Why is the Equatorial Pacific Warm Water Volume (WWV) an El Nino predictor, and why has it not performed as well recently?

Abstract:

Simple formulae are developed to calculate equatorial Pacific WWV from wind stress. The WWV formulae are in agreement with WWV observations. They show that it is zonal equatorial convergence, rather than meridional convergence, that is mainly responsible for the WWV. Also, the theory shows that the WWV is closely related to the non-equilibrium variability that leads El Nino and can be used to predict it. In accordance with Bunge and Clarke (May 2014, J. Phys. Oceanogr.), vital to this predictability is that at interannual and lower frequencies equatorial Kelvin and Rossby wave modes combine to form long Rossby waves which propagate westward more slowly with increased latitude.
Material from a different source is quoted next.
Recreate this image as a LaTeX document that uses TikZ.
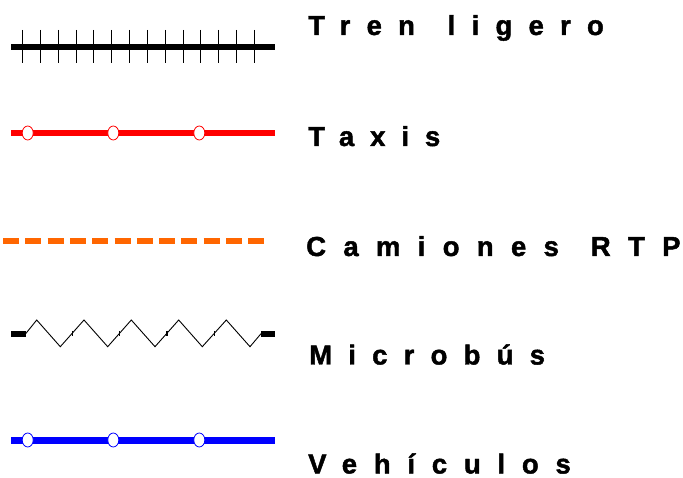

Consequently, the signal delay at the western boundary increases with meridional distance from the equator and also with increasing zonal distance of the major equatorial wind forcing from the western boundary. Thus the further the equatorial wind forcing is from the western boundary, the bigger the signal delays at the western boundary and the more we can see into the future when the non-equilibrium variability reflects at the western boundary and contributes to the equatorial WWV. Since zonal ENSO wind-forcing has been, on average, closer to the western boundary since 1998, the size of the WWV and its lead over ENSO has on average decreased.